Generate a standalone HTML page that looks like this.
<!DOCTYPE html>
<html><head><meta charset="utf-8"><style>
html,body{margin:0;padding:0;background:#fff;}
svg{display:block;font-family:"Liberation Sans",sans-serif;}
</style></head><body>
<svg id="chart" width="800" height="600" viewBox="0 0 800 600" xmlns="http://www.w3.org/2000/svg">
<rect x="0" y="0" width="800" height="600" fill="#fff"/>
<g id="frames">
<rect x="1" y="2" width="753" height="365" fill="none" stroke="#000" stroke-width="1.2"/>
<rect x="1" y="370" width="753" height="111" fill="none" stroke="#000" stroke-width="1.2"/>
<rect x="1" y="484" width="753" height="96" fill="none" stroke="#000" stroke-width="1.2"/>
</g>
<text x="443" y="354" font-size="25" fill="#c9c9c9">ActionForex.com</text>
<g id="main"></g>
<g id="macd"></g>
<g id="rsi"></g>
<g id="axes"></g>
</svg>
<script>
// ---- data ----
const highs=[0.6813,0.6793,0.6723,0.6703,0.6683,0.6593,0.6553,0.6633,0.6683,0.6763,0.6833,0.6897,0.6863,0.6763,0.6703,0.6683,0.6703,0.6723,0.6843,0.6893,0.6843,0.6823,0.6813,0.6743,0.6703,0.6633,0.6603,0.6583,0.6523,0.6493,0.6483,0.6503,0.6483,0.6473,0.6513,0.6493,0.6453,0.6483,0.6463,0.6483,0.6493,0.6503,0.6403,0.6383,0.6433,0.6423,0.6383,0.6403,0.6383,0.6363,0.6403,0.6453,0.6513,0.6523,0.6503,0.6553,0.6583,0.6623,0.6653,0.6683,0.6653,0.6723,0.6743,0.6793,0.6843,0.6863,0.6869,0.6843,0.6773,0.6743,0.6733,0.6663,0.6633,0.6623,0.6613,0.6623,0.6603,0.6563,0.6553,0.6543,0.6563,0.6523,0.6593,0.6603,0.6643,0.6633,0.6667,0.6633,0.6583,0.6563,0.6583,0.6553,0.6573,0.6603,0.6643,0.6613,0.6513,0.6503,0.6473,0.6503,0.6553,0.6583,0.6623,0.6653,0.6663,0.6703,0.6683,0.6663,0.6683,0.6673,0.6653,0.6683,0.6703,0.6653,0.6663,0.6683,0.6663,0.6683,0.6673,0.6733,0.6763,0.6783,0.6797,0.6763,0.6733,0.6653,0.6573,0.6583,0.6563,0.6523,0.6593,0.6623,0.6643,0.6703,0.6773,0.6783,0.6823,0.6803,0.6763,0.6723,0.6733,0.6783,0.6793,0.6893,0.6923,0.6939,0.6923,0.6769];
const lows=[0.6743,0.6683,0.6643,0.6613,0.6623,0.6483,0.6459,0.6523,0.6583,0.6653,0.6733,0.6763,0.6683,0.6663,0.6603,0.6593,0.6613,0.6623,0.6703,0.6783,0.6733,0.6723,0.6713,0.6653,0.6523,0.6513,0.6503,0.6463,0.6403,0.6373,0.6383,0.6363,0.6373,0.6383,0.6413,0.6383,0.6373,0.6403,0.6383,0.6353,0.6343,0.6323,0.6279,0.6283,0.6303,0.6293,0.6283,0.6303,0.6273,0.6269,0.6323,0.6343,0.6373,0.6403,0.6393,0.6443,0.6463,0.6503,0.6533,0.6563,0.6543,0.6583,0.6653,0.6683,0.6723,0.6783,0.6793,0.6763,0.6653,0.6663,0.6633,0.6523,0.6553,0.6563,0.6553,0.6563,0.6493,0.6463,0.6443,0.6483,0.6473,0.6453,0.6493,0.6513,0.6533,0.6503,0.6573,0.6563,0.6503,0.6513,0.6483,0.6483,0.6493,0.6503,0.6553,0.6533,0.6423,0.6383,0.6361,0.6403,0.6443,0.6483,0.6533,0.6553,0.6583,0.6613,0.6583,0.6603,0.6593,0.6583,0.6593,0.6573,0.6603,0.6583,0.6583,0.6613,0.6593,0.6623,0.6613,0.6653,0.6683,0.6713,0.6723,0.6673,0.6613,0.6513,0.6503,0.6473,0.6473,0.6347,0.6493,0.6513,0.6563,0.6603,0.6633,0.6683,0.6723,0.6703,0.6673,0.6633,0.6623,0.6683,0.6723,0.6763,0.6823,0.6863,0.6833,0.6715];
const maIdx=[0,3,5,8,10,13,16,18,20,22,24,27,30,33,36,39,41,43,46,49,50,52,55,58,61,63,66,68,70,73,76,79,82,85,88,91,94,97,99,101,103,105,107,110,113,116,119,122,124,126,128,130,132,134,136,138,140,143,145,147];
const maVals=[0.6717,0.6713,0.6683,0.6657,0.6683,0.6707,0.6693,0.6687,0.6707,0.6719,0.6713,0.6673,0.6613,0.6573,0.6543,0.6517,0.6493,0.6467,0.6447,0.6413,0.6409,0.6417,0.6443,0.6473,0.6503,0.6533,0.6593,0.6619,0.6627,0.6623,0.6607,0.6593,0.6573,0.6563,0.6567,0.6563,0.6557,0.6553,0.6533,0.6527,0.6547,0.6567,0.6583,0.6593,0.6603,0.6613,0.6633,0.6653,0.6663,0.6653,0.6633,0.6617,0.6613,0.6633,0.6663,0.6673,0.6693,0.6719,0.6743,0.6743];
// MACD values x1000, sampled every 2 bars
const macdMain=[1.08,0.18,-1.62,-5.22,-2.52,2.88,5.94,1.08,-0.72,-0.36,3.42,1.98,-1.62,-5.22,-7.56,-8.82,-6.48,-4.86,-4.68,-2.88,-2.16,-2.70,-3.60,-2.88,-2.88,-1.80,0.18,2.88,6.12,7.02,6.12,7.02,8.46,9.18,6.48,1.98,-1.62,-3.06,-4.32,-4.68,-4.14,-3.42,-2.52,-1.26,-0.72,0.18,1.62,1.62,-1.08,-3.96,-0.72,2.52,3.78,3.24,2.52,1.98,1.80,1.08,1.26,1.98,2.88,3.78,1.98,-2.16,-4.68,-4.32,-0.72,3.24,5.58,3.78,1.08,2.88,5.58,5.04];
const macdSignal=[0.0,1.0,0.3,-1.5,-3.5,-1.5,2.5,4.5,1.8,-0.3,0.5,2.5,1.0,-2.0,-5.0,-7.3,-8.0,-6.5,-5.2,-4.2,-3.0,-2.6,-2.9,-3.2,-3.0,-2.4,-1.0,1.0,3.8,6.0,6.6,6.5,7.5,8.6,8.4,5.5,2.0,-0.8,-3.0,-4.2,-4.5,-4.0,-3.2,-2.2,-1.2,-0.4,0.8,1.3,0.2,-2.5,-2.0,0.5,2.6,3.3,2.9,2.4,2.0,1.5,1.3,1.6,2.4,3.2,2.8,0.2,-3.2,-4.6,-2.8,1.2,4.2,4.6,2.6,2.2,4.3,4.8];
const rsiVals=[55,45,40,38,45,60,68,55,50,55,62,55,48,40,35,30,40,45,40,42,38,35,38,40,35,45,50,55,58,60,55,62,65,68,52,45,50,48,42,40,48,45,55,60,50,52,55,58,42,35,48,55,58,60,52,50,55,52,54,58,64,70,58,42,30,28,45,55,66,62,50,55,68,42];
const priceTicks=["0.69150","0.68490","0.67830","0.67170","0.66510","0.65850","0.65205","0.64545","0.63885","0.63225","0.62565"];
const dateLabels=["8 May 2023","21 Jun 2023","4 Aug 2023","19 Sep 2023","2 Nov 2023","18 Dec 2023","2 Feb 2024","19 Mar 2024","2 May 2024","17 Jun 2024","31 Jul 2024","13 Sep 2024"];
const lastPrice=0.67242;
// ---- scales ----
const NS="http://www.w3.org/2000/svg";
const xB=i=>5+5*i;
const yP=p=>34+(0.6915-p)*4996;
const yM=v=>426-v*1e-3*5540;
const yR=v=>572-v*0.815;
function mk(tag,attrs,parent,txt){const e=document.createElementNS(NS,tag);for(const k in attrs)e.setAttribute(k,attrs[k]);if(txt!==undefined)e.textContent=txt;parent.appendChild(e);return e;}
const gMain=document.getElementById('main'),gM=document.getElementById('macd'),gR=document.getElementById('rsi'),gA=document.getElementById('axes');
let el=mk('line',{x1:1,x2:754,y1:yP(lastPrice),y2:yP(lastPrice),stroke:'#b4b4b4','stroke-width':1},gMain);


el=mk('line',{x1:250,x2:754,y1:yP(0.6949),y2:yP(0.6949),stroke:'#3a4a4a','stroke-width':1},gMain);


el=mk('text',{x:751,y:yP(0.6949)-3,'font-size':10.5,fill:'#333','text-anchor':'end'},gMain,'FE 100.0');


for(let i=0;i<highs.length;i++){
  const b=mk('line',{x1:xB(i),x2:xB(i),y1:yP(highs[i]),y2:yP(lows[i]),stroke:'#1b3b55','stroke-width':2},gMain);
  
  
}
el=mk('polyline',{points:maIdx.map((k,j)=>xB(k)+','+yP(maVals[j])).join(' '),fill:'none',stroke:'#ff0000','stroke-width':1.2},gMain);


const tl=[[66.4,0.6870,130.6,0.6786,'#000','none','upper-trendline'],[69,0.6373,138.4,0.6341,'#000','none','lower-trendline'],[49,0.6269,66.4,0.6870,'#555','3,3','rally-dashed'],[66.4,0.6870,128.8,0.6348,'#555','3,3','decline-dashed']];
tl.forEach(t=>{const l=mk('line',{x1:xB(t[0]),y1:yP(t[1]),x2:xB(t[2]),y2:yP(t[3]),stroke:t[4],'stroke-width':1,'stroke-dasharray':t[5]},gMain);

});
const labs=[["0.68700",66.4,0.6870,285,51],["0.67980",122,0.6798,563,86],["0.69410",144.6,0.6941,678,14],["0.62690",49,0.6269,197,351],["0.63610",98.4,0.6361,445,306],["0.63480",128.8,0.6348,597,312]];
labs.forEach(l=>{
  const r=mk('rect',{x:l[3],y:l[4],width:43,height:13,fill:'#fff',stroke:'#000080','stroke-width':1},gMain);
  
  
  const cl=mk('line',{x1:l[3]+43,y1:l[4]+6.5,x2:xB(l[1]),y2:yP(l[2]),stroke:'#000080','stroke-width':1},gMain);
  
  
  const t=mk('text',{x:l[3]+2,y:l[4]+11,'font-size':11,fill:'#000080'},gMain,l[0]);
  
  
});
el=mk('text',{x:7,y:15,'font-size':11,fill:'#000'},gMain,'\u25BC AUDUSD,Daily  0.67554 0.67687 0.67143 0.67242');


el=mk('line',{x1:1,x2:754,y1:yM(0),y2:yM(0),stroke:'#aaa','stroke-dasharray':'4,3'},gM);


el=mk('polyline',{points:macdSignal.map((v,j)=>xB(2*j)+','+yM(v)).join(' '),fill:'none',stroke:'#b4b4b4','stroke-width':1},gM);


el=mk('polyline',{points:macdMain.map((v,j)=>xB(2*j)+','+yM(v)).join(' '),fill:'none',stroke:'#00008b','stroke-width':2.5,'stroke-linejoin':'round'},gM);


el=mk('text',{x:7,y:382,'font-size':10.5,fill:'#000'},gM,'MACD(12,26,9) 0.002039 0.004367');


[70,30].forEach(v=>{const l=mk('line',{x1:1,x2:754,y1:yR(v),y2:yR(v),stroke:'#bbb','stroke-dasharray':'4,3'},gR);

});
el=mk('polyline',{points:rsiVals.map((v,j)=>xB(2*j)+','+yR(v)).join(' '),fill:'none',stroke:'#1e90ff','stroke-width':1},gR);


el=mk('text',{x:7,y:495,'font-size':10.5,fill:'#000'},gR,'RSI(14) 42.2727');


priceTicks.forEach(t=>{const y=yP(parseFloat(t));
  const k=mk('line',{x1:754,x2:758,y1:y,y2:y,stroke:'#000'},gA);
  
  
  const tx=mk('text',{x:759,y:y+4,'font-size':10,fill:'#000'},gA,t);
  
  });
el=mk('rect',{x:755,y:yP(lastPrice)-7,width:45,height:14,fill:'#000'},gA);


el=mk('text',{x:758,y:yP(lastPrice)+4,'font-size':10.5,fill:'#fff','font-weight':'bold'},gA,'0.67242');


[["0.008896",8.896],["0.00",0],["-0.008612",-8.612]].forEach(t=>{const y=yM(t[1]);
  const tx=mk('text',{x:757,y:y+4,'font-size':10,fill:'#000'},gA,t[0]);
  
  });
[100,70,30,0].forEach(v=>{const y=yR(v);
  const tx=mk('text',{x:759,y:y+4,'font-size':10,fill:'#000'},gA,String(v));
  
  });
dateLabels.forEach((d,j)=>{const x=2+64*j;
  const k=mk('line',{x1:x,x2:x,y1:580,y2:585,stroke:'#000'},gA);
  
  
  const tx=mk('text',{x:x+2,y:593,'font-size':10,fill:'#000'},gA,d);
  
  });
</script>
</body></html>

-----

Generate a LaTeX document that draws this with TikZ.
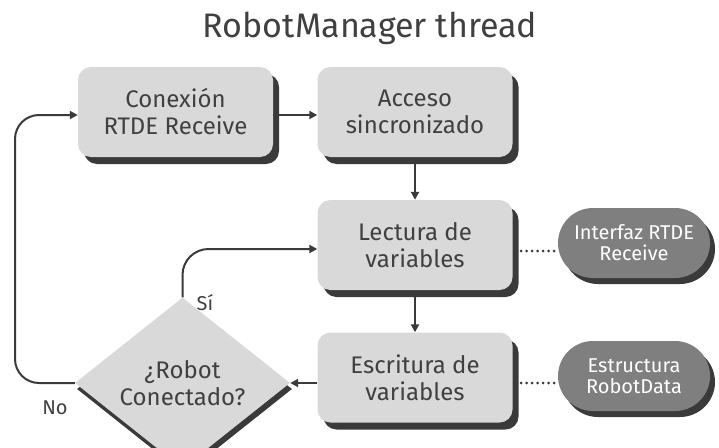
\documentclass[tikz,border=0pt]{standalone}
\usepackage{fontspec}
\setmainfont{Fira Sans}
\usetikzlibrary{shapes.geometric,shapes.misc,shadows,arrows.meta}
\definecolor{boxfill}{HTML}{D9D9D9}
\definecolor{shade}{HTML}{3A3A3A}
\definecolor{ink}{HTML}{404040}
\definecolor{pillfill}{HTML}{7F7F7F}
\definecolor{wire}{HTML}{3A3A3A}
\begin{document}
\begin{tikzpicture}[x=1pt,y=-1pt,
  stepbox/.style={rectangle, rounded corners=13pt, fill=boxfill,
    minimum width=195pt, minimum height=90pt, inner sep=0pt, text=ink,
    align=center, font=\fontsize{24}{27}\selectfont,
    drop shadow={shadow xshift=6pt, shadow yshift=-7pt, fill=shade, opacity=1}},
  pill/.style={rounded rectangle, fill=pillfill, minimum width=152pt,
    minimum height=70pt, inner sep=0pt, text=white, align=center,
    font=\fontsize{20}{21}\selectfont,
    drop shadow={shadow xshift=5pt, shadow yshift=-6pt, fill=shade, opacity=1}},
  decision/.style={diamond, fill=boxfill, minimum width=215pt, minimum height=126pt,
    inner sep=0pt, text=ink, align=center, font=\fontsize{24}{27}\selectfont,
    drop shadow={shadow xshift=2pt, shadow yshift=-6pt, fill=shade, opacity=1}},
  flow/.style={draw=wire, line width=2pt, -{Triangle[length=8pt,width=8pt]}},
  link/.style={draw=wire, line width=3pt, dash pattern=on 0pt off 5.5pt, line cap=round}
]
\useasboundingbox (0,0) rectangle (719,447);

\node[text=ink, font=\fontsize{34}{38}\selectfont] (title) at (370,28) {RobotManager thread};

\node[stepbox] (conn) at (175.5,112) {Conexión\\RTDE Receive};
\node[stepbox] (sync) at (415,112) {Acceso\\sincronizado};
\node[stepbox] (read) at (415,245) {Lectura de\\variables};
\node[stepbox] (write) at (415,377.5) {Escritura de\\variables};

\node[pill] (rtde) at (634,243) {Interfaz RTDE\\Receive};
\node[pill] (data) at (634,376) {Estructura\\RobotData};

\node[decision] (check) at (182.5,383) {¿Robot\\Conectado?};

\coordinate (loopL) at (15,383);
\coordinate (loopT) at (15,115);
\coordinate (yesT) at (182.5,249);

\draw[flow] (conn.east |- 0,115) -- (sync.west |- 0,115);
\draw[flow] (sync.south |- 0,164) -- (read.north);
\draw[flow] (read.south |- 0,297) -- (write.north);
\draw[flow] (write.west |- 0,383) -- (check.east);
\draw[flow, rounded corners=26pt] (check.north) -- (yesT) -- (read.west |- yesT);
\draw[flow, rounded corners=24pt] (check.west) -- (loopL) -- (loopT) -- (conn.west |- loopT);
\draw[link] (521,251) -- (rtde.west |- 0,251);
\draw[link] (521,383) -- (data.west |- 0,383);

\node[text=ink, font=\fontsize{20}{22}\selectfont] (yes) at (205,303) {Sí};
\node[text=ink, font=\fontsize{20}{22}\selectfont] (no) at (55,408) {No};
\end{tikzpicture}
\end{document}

-----

* CHALLENGE:
Your task is to quote, unchanged, only the lines from the line bearing "Generate a LaTeX" through the line bearing "(yesT) at (182.5,249);"; the pictures are not part of the copy.

* FINISHED TASK:
Generate a LaTeX document that draws this with TikZ.
\documentclass[tikz,border=0pt]{standalone}
\usepackage{fontspec}
\setmainfont{Fira Sans}
\usetikzlibrary{shapes.geometric,shapes.misc,shadows,arrows.meta}
\definecolor{boxfill}{HTML}{D9D9D9}
\definecolor{shade}{HTML}{3A3A3A}
\definecolor{ink}{HTML}{404040}
\definecolor{pillfill}{HTML}{7F7F7F}
\definecolor{wire}{HTML}{3A3A3A}
\begin{document}
\begin{tikzpicture}[x=1pt,y=-1pt,
  stepbox/.style={rectangle, rounded corners=13pt, fill=boxfill,
    minimum width=195pt, minimum height=90pt, inner sep=0pt, text=ink,
    align=center, font=\fontsize{24}{27}\selectfont,
    drop shadow={shadow xshift=6pt, shadow yshift=-7pt, fill=shade, opacity=1}},
  pill/.style={rounded rectangle, fill=pillfill, minimum width=152pt,
    minimum height=70pt, inner sep=0pt, text=white, align=center,
    font=\fontsize{20}{21}\selectfont,
    drop shadow={shadow xshift=5pt, shadow yshift=-6pt, fill=shade, opacity=1}},
  decision/.style={diamond, fill=boxfill, minimum width=215pt, minimum height=126pt,
    inner sep=0pt, text=ink, align=center, font=\fontsize{24}{27}\selectfont,
    drop shadow={shadow xshift=2pt, shadow yshift=-6pt, fill=shade, opacity=1}},
  flow/.style={draw=wire, line width=2pt, -{Triangle[length=8pt,width=8pt]}},
  link/.style={draw=wire, line width=3pt, dash pattern=on 0pt off 5.5pt, line cap=round}
]
\useasboundingbox (0,0) rectangle (719,447);

\node[text=ink, font=\fontsize{34}{38}\selectfont] (title) at (370,28) {RobotManager thread};

\node[stepbox] (conn) at (175.5,112) {Conexión\\RTDE Receive};
\node[stepbox] (sync) at (415,112) {Acceso\\sincronizado};
\node[stepbox] (read) at (415,245) {Lectura de\\variables};
\node[stepbox] (write) at (415,377.5) {Escritura de\\variables};

\node[pill] (rtde) at (634,243) {Interfaz RTDE\\Receive};
\node[pill] (data) at (634,376) {Estructura\\RobotData};

\node[decision] (check) at (182.5,383) {¿Robot\\Conectado?};

\coordinate (loopL) at (15,383);
\coordinate (loopT) at (15,115);
\coordinate (yesT) at (182.5,249);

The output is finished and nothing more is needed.